Le parole del capo del Quirinale, tuttavia, evidenziano il forte clima di tensione nel Paese, specie dopo che lo stesso Grillo aveva espresso una considerazione molto forte sullo stato attuale della nazione. “Se tornassero i partigiani, saprebbero cosa fare oggi. Impugnerebbero la mitraglietta”.

Parole fortissime, quelle di Grillo, che scuotono la politica, indebolita come mai nella storia della repubblica. E la difesa un pò patetica di Napolitano del ruolo dei partiti suona come uno squillo di tromba per la morente Seconda Repubblica, che sembra nella condizioni di chi si nasconde nel bunker, consapevole della fine imminente. Potrà sembrare irriverente e paradossale, ma il primo e vero Grillo della situazione è stato proprio il nostro capo dello stato. E’ lui oggi il massimo rappresentante dell’anti-politica, elevata al più alto scranno istituzionale. Quando nel novembre 2011, dopo mesi di tentativi, riesce nell’operazione di formare un governo tecnico, di fatto auspicando e sollecitando le dimissioni del premier Berlusconi, quell’atto altro non è che la forma più alta di anti-politica. Certamente non urlata e sguaiata, ma sostituire i politici con i tecnici e mettere a tacere le divisioni tra le coalizioni non è che anti-politica.

Il guaio di Napolitano è che la previsione era tutta un’altra. Si pensava che l’arrivo di Mario Monti, guarda caso nominato senatore a vita prima ancora che Silvio Berlusconi si dimettesse da presidente del consiglio, avrebbe portato a un effetto salvifico sull’Italia, con il rientro quasi immediato dello spread e una cavalcata trionfante sullo scenario internazionale.

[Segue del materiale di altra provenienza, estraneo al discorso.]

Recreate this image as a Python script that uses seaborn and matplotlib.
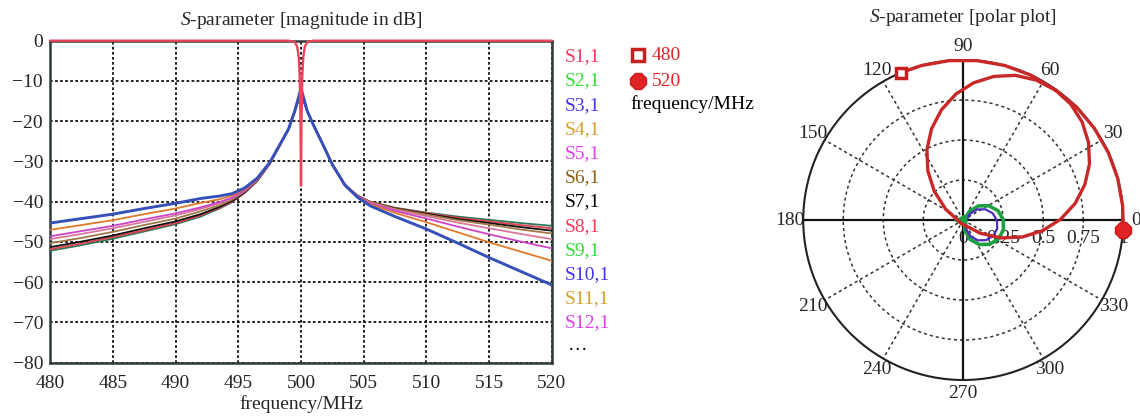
import numpy as np
import pandas as pd
import matplotlib
matplotlib.use("Agg")
import matplotlib.pyplot as plt
from matplotlib.lines import Line2D
import seaborn as sns

# ---- magnitude data (dB) ----
freq = [480, 482.5, 485, 487.5, 490, 492, 493.5, 494.5, 495.5, 496.5, 497.5, 498.3,
        499, 499.5, 500, 500.5, 501,
        501.7, 502.5, 503.5, 504.5, 505.5, 507.5, 510, 512.5, 515, 517.5, 520]

s_green = [-52.2, -50.8, -49.2, -47.4, -45.6, -43.7, -41.7, -40.1, -37.8, -34.9, -30.6, -26.1,
           -22.0, -17.5, -13.0, -17.5, -21.0,
           -25.5, -30.8, -35.8, -38.5, -40.0, -41.5, -42.7, -43.7, -44.5, -45.3, -46.0]
s_red = [-51.8, -50.4, -48.8, -47.1, -45.3, -43.4, -41.5, -40.0, -37.8, -34.9, -30.6, -26.1,
         -22.0, -17.5, -12.9, -17.5, -21.0,
         -25.5, -30.8, -35.8, -38.5, -40.0, -41.6, -42.8, -44.0, -44.9, -45.8, -46.6]
s_black = [-51.3, -49.9, -48.4, -46.6, -44.9, -43.1, -41.3, -39.8, -37.7, -34.8, -30.6, -26.0,
           -22.0, -17.5, -13.2, -17.5, -21.0,
           -25.5, -30.8, -35.8, -38.5, -40.1, -41.7, -43.0, -44.3, -45.3, -46.3, -47.2]
s_brown = [-50.3, -49.0, -47.5, -45.8, -44.2, -42.4, -40.9, -39.5, -37.5, -34.7, -30.6, -26.0,
           -22.0, -17.5, -12.8, -17.5, -21.0,
           -25.5, -30.8, -35.8, -38.6, -40.1, -41.8, -43.2, -44.6, -45.7, -46.9, -47.9]
s_pink = [-49.3, -48.0, -46.6, -45.0, -43.4, -41.8, -40.4, -39.2, -37.3, -34.6, -30.5, -26.0,
          -22.0, -17.5, -12.6, -17.5, -21.0,
          -25.5, -30.8, -35.8, -38.6, -40.2, -42.0, -43.6, -45.2, -46.6, -48.0, -49.3]
s_magenta = [-48.6, -47.3, -46.0, -44.4, -42.9, -41.4, -40.1, -39.0, -37.2, -34.5, -30.5, -26.0,
             -22.0, -17.5, -12.5, -17.5, -21.0,
             -25.5, -30.8, -35.8, -38.7, -40.4, -42.3, -44.2, -46.2, -48.1, -49.9, -51.6]
s_orange = [-47.0, -45.8, -44.6, -43.1, -41.7, -40.3, -39.4, -38.5, -36.9, -34.4, -30.4, -26.0,
            -22.0, -17.5, -12.2, -17.5, -21.0,
            -25.5, -30.8, -35.9, -38.8, -40.6, -42.8, -45.1, -47.6, -50.1, -52.4, -54.7]
s_blue = [-45.3, -44.2, -43.1, -41.7, -40.4, -39.2, -38.6, -38.0, -36.6, -34.2, -30.3, -25.9,
          -22.0, -17.5, -11.8, -17.5, -21.0,
          -25.5, -30.8, -35.9, -38.9, -41.0, -43.7, -46.8, -50.3, -53.9, -57.3, -60.7]

s11_freq = [480, 490, 499.0, 499.5, 499.7, 499.82, 499.9, 499.96, 500,
            500.04, 500.1, 500.18, 500.3, 500.5, 501, 510, 520]
s11_db = [0, 0, 0, -0.3, -1.5, -4.0, -9.0, -20.0, -36.0,
          -20.0, -9.0, -4.0, -1.5, -0.3, 0, 0, 0]

legend_names = ["S1,1", "S2,1", "S3,1", "S4,1", "S5,1", "S6,1",
                "S7,1", "S8,1", "S9,1", "S10,1", "S11,1", "S12,1"]
legend_colors = ["#f03c5a", "#33dd33", "#4433ee", "#d4a030", "#e040f0", "#8b6014",
                 "#000000", "#f03c5a", "#33dd33", "#4433ee", "#d4a030", "#e040f0"]

# ---- polar data (angle in degrees, magnitude) ----
s11_theta = [112.9, 105, 95, 85, 75, 65, 54.6,
             47.1, 39.5, 31.8, 24.0, 16.3, 8.4, 0.5, -7.6, -16.0, -25.3, -37.8, -118.6,
             148.3, 135.2, 125.8, 117.3, 109.2, 101.2, 93.4, 85.7, 77.9, 70.2, 62.5, 54.6,
             45, 35, 25, 15, 5, -3.6]
s11_mag = [1.0, 1.0, 1.0, 1.0, 1.0, 0.999, 0.996,
           0.988, 0.963, 0.921, 0.864, 0.792, 0.707, 0.609, 0.501, 0.385, 0.262, 0.135, 0.025,
           0.129, 0.255, 0.378, 0.495, 0.603, 0.702, 0.788, 0.860, 0.918, 0.961, 0.986, 0.996,
           1.0, 1.0, 1.0, 1.0, 1.0, 1.0]

s21_theta = [-12.5, 54.0, 42.7, 29.2, 15.0, 0.6, -13.9, -28.4, -42.7, -56.8, -70.5, -81.5, -12.5]
s21_mag = [0.009, 0.068, 0.130, 0.183, 0.225, 0.250, 0.259, 0.250, 0.224, 0.183, 0.129, 0.067, 0.009]

s31_theta = [-18.4, 42.6, 37.1, 25.7, 12.8, -0.7, -14.3, -28.0, -41.5, -54.4, -65.9, -71.8, -18.4]
s31_mag = [0.019, 0.058, 0.110, 0.154, 0.189, 0.211, 0.219, 0.212, 0.190, 0.156, 0.112, 0.061, 0.019]

theta_ticks = [0, 30, 60, 90, 120, 150, 180, 210, 240, 270, 300, 330]
r_ticks = [0, 0.25, 0.5, 0.75, 1]
r_labels = ["0", "0.25", "0.5", "0.75", "1"]

# ---- style ----
sns.set_style("white")
plt.rcParams["font.family"] = ["Liberation Serif", "DejaVu Serif"]
plt.rcParams["mathtext.fontset"] = "custom"
plt.rcParams["mathtext.rm"] = "Liberation Serif"
plt.rcParams["mathtext.it"] = "Liberation Serif:italic"
FS = 14
dark = "#2f3b3a"

fig = plt.figure(figsize=(11.4, 4.17), dpi=100)

# ================= left: magnitude plot =================
ax = fig.add_axes([0.04386, 0.1302, 0.44035, 0.7722])

curves = {
    "green": (s_green, "#2a7a5a"),
    "red": (s_red, "#e04050"),
    "black": (s_black, "#111111"),
    "brown": (s_brown, "#a07848"),
    "pink": (s_pink, "#d87898"),
    "magenta": (s_magenta, "#cc44c8"),
    "orange": (s_orange, "#e07a2a"),
}
rows = []
for name, (vals, _) in curves.items():
    for f, v in zip(freq, vals):
        rows.append({"freq": f, "dB": v, "series": name})
df = pd.DataFrame(rows)
palette = {k: c for k, (_, c) in curves.items()}
sns.lineplot(data=df, x="freq", y="dB", hue="series", palette=palette, sort=False,
             estimator=None, legend=False, linewidth=1.3, ax=ax, zorder=3)

df_blue = pd.DataFrame({"freq": freq, "dB": s_blue})
sns.lineplot(data=df_blue, x="freq", y="dB", color="#3550b8", linewidth=2.1,
             sort=False, estimator=None, ax=ax, zorder=4)

df_s11 = pd.DataFrame({"freq": s11_freq, "dB": s11_db})
sns.lineplot(data=df_s11, x="freq", y="dB", color="#e8445a", linewidth=1.7,
             sort=False, estimator=None, ax=ax, zorder=6, clip_on=False)

ax.set_xlim(480, 520)
ax.set_ylim(-80, 0)
ax.set_xticks(range(480, 521, 5))
ax.set_yticks(range(-80, 1, 10))
ax.grid(True, color="#111111", linestyle=(0, (1.5, 1.3)), linewidth=1.3)
for s in ax.spines.values():
    s.set_color(dark)
    s.set_linewidth(1.8)
ax.tick_params(direction="out", length=3, width=1.2, color=dark, labelsize=FS, pad=2)
ax.tick_params(axis="x", pad=6)
ax.set_xlabel("frequency/MHz", fontsize=FS, labelpad=2)
ax.set_ylabel("")
ax.set_title(r"$S$-parameter [magnitude in dB]", fontsize=FS, pad=11)

# legend texts
for i, (name, col) in enumerate(zip(legend_names, legend_colors)):
    fig.text(565 / 1140, 1 - (56.7 + 24.2 * i) / 417, name, color=col,
             fontsize=FS, va="center", ha="left")
fig.text(568 / 1140, 1 - 345 / 417, "…", color="black", fontsize=FS, va="center")

# frequency marker legend
fig.add_artist(Line2D([638 / 1140], [1 - 55 / 417], marker="s", ms=8, mfc="white",
                      mec="#c82020", mew=2.5, linestyle="none"))
fig.add_artist(Line2D([638 / 1140], [1 - 81 / 417], marker="8", ms=13, mfc="#e02424",
                      mec="#c81c1c", linestyle="none"))
fig.text(652 / 1140, 1 - 55 / 417, "480", color="#e02424", fontsize=FS, va="center")
fig.text(652 / 1140, 1 - 81 / 417, "520", color="#e02424", fontsize=FS, va="center")
fig.text(630 / 1140, 1 - 104 / 417, "frequency/MHz", color="black", fontsize=FS, va="center")

# ================= right: polar plot =================
pax = fig.add_axes([0.7046, 0.0887, 0.2807, 0.7674], projection="polar")
pax.set_ylim(0, 1)
pax.set_thetagrids(theta_ticks, labels=[str(t) for t in theta_ticks], fontsize=FS)
pax.set_rgrids([0.25, 0.5, 0.75], labels=["", "", ""])
pax.grid(True, color="#333333", linestyle=(0, (2, 2)), linewidth=1.1)
pax.spines["polar"].set_color("#222222")
pax.spines["polar"].set_linewidth(1.5)
pax.tick_params(axis="x", pad=-1)
for t in [0, 90, 180, 270]:
    pax.axvline(np.deg2rad(t), color="#111111", linewidth=1.6, zorder=2)

for r, lab in zip(r_ticks, r_labels):
    pax.annotate(lab, xy=(0, r), xytext=(0, -13), textcoords="offset points",
                 ha="center", va="center", fontsize=FS, zorder=1)

pax.plot(np.deg2rad(s31_theta), s31_mag, color="#4a2fc0", linewidth=1.6, zorder=4)
pax.plot(np.deg2rad(s21_theta), s21_mag, color="#1fa040", linewidth=2.6, zorder=3)
pax.plot(np.deg2rad(180), 0.02, marker="<", ms=9, color="#1fa040", zorder=5)
pax.plot(np.deg2rad(s11_theta), s11_mag, color="#c82828", linewidth=2.4, zorder=6,
         clip_on=False)
pax.plot(np.deg2rad(s11_theta[0]), s11_mag[0], marker="s", ms=7, mfc="white",
         mec="#c82020", mew=2.5, clip_on=False, zorder=7)
pax.plot(np.deg2rad(s11_theta[-1]), s11_mag[-1], marker="8", ms=13, mfc="#e02424",
         mec="#c81c1c", clip_on=False, zorder=7)
pax.set_title(r"$S$-parameter [polar plot]", fontsize=FS, pad=12)

fig.savefig("out.png", dpi=100)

Sappiamo che così non è andata e dopo alcune settimane di pura illusione, spread alto e scarsa credibilità rimangono le fondamenta del nostro Paese sui mercati finanziari, a conferma come le ragioni della crisi fossero in grossa parte esterne.

Crisi montante, disoccupazione in netta crescita, tasse esplosive e tagli indiscriminati hanno portato l’economia al collasso e oggi nemmeno il Quirinale si salva dal tracollo imminente delle istituzioni. Da arbitro imparziale, Napolitano ha indossato i panni del regista interventista e a tratti poco discreto, con la conseguenza di essere stato trascinato nelle beghe politiche di quarto ordine, subendo gli insulti di piazza di Grillo e delle sue cinque stelle.

Ma rispondere a tali frasi, rifugiandosi nella storia del ruolo dei partiti è quanto meno imbarazzante. In primis, perché i partiti non godono di alcun credito tra i cittadini. L’ultimo sondaggio disponibile da la loro popolarità al 2%, praticamente a zero. La loro difesa quasi d’ufficio rischia di generare un sentimento di reazione e indignazione tra gli italiani, proprio mentre la stampa da in pasto alla pubblica opinione numerosi episodi di corruzione e di sperpero del denaro pubblico da parte dei politici di ogni schieramento.

Secondariamente, è stato lo stesso Napolitano ad avere dimostrato di non avere fiducia nei partiti, quando si sostituì, nei fatti, ad essi, dando vita a un governo tecnico, non a caso ribattezzato nelle cronache come anche “governo del presidente”.

Ma lo scontro sta istituzioni e realtà esterne alla politica sta talmente degenerando che si sono sentiti in dovere di dire la loro anche leader di partito, come Bersani, Di Pietro e Casini.

Il primo ha intimato a Grillo di non permettersi di attaccare il capo dello stato, mentre in un’intervista a “Il Fatto”, Di Pietro ha riconosciuto le opinioni del comico, ma ha cercato di distinguersi da questi, sostenendo che la sua politica è improntata non solo alla critica, ma anche alla proposta, cosa che a suo dire Grillo non farebbe.

Non ultimo, l’intervento del leader UDC, Pierferdinando Casini, il quale ha auspicato ironicamente che Grillo entri presto in Parlamento, così sarà costretto a passare dalle parole ai fatti.

La sensazione è che il comico stia seminando il panico a sinistra, come dimostrano le continue dichiarazioni contrariate dei suoi leader a ogni affermazione che questi compie nei suoi numerosi comizi o sul suo blog.

Avete poi fatto caso che a destra non si da nemmeno tanto risalto a certe sguaiatezze di Grillo? Certamente, non c’è un endorsement da parte del PDL, tra i partiti più attaccati dal Movimento a 5 Stelle, ma quanto sta accadendo in queste settimane sembra proprio una vendetta a freddo servita alla sinistra, che dopo essersi abbeverata di ogni istinto populista, oggi ne paga le conseguenze.